In Antwort auf:
Das Kapital hat einen Horror vor Abwesenheit von Profit oder sehr kleinem Profit, wie die Natur vor der Leere. Mit entsprechendem Profit wird Kapital kühn. Zehn Prozent sicher, und man kann es überall anwenden; 20 Prozent, es wird lebhaft; 50 Prozent, positiv waghalsig; für 100 Prozent stampft es alle menschlichen Gesetze unter seinen Fuß; 300 Prozent, und es existiert kein Verbrechen, das es nicht riskiert, selbst auf Gefahr des Galgens
Das entscheidende Problem ist meines Erachtens, dass diese Beschreibung nicht nur das anonyme, abstrakte, verteufelungstaugliche „Kapital“ charakterisiert, sondern dass sie das Wesen des realen Menschen kennzeichnet.
Nicht alle Menschen sind so. Aber viele. Und leider vor allem die, auf die es ankommt: Die Leistungsfähigen!
Man kann sicher Gesellschaftsmodelle mit einem hohen Maß an sozialer Gerechtigkeit entwickeln. Wenn man genügend Zeit und die Möglichkeit der Realisierung hat und genügend Energie hinein steckt, dann funktionieren sie auch eine Weile. Das ist wie mit den „Labilen Gleichgewichten“ in der Physik oder der Chemie. Hält man die Bedingungen punktgenau stabil, dann hält auch das Gleichgewicht. Die kleinste Störung führt jedoch unweigerlich zum Kollaps.
Die Soziale Marktwirtschaft war so eine synthetische Ordnung, die auf den Grundlagen Massenwohlstand und Massenethik basierte.
Die Bedingungen waren folglich: Überfluss und flächendeckende Bildung.
Aber sie konnte nicht stabilisiert werden, weil sie nicht dem urtypischen Wesen des Menschen entsprach.
In dem Moment, wo der Überfluss schwand, verschwand auch die Akzeptanz der Solidarität mit den Schwachen.
Und in dem Moment, wo die Homogenität der nachwachsenden Generation schwand, verschwand auch die Möglichkeit der Erhaltung eines tragfähigen ethischen Konsenses, einer „nationalen Ethik“ könnte man vielleicht sagen.
Die interkulturelle, universelle Ethik wird geprägt durch „Geiz ist geil“ und „Leistung muss sich wieder lohnen!“
Von den Leistungsträgern wird Solidarität nur dann akzeptiert, wenn sie ihnen selbst einen Vorteil bringt.
Der Preis ist: Minderung des primären Gewinns.
Der Ertrag ist: Erhöhung des sekundären Gewinns durch sozialen Frieden.
In der gegenwärtigen Entwicklungsphase werden die Schwachen von den Leistungsträgern nicht als Bedrohung oder als wirtschaftliches Risiko wahrgenommen.
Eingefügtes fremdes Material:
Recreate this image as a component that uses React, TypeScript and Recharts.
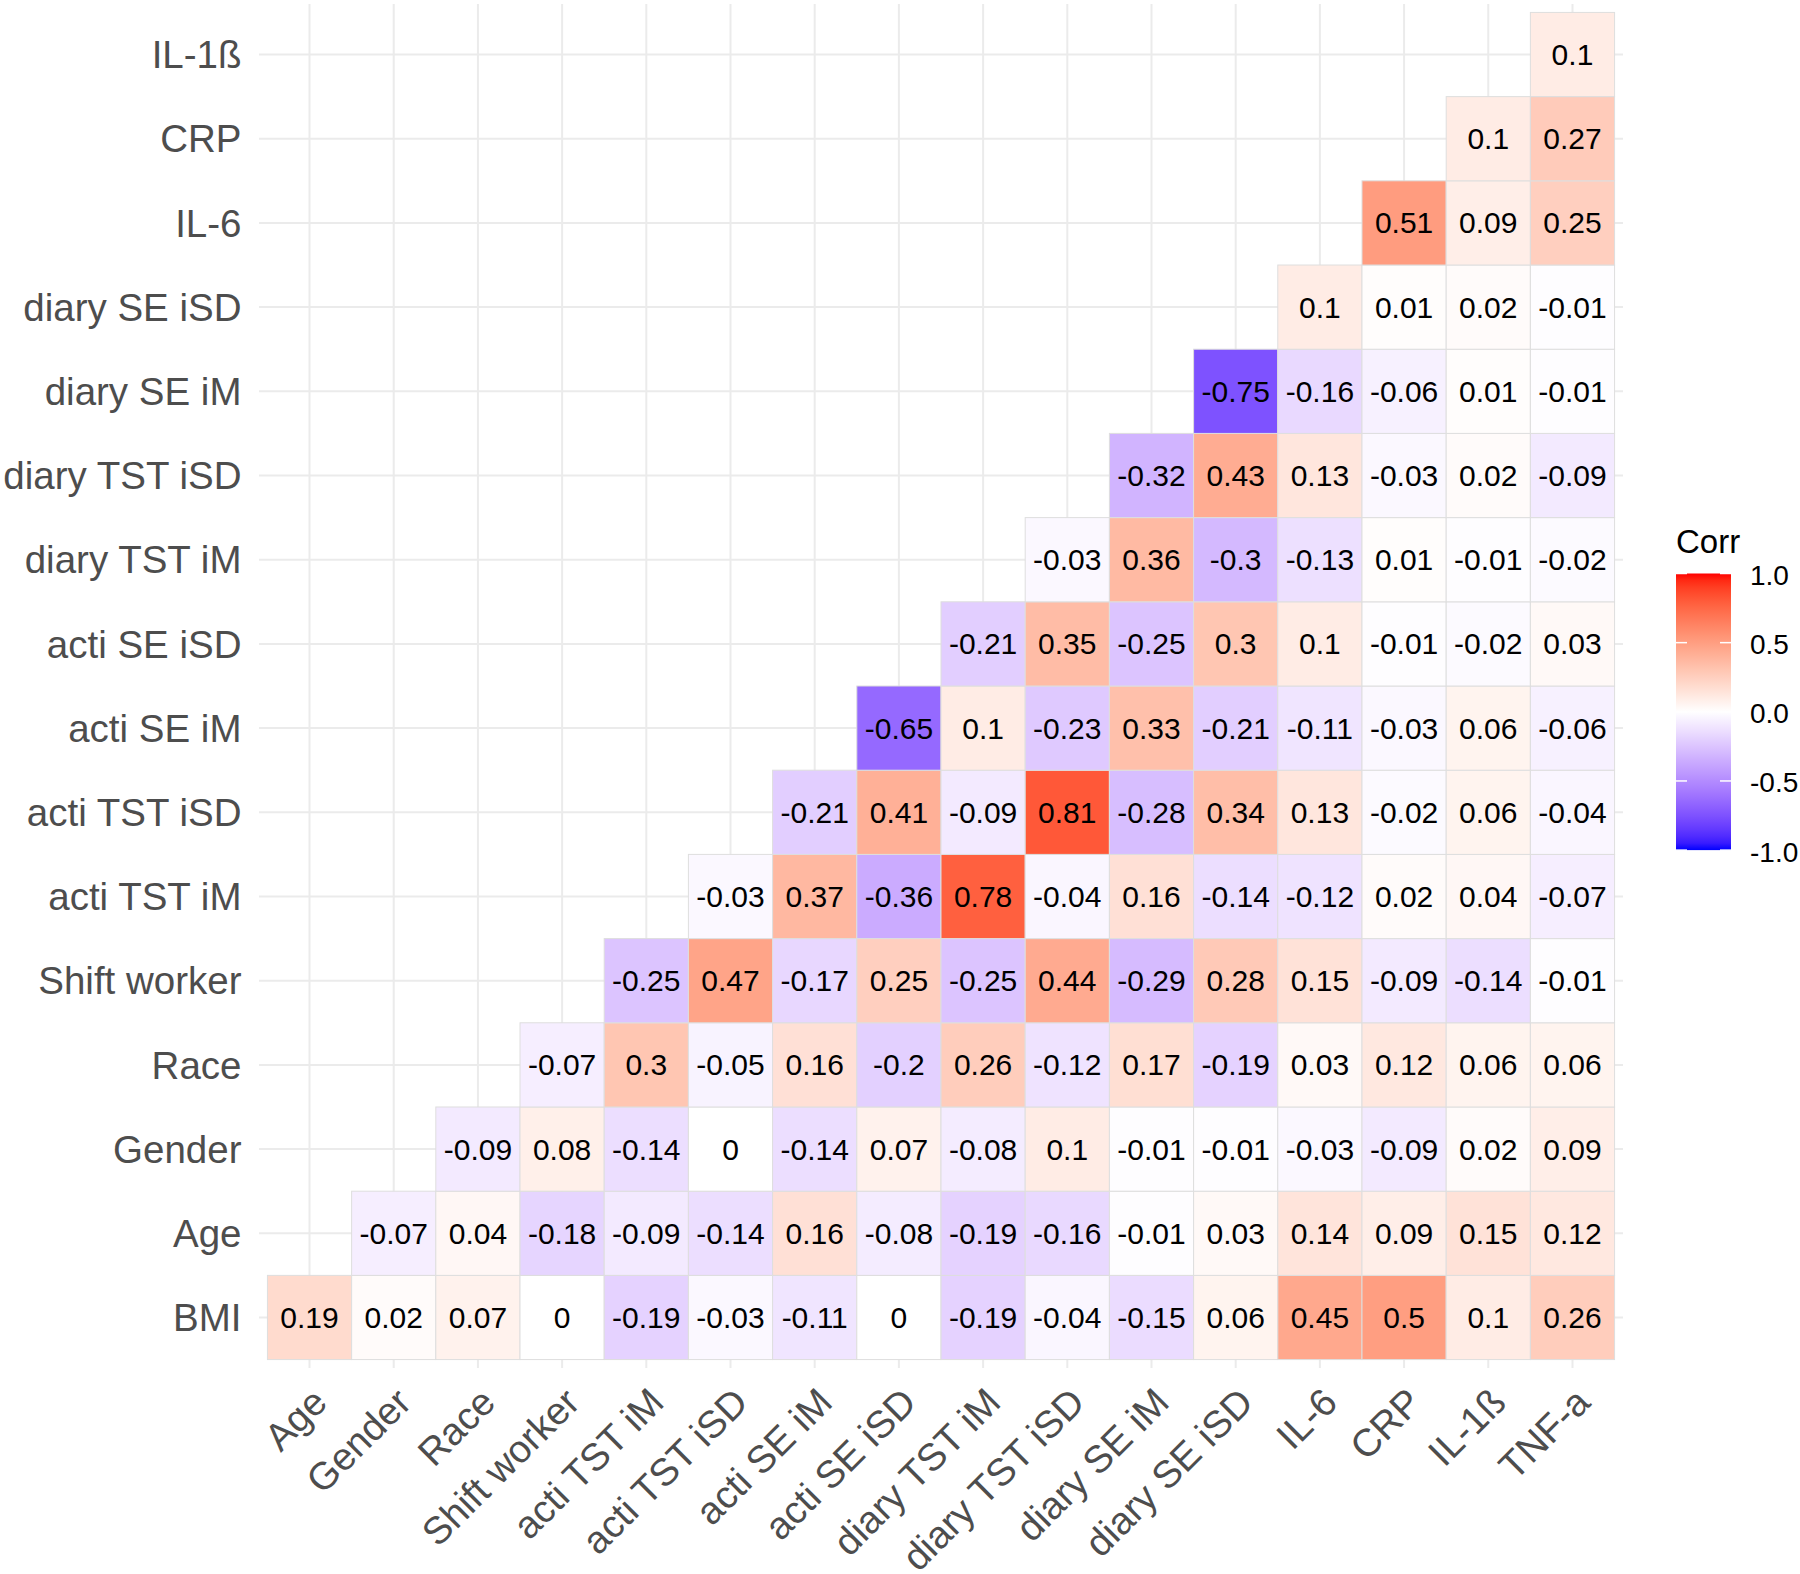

Damit entfällt die Notwendigkeit der Solidarität.
Der Zustand „Kapitalismus“ stellt ein
stabiles Gleichgewicht dar. Er stellt sich immer dann ein, wenn man jede vorsätzliche Stabilisierung unterlässt und allen Bedingungen freien Lauf lässt.
Er ist sozusagen selbstentpackend. Er hängt als hässliche *.EXE-Datei an irgend einem Zipfel unseres Genoms und sorgt dafür, dass das Programm „Soziale Gerechtigkeit“ vom Betriebssystem nicht unterstützt wird.
Sozial gerechte Gesellschaften entstehen vermutlich nur nach großen Katastrophen, in Momenten, in denen selbst die Leistungsfähigen überzeugt sind, von einer fundamentalen Veränderung zu profitieren.
So gesehen war die Soziale Marktwirtschaft auch nur ein kurzlebiges Nachkriegsphänomen.
Ich wäre einer der glücklichsten Menschen, wenn man mir beweisen könnte, dass ich damit Unrecht habe.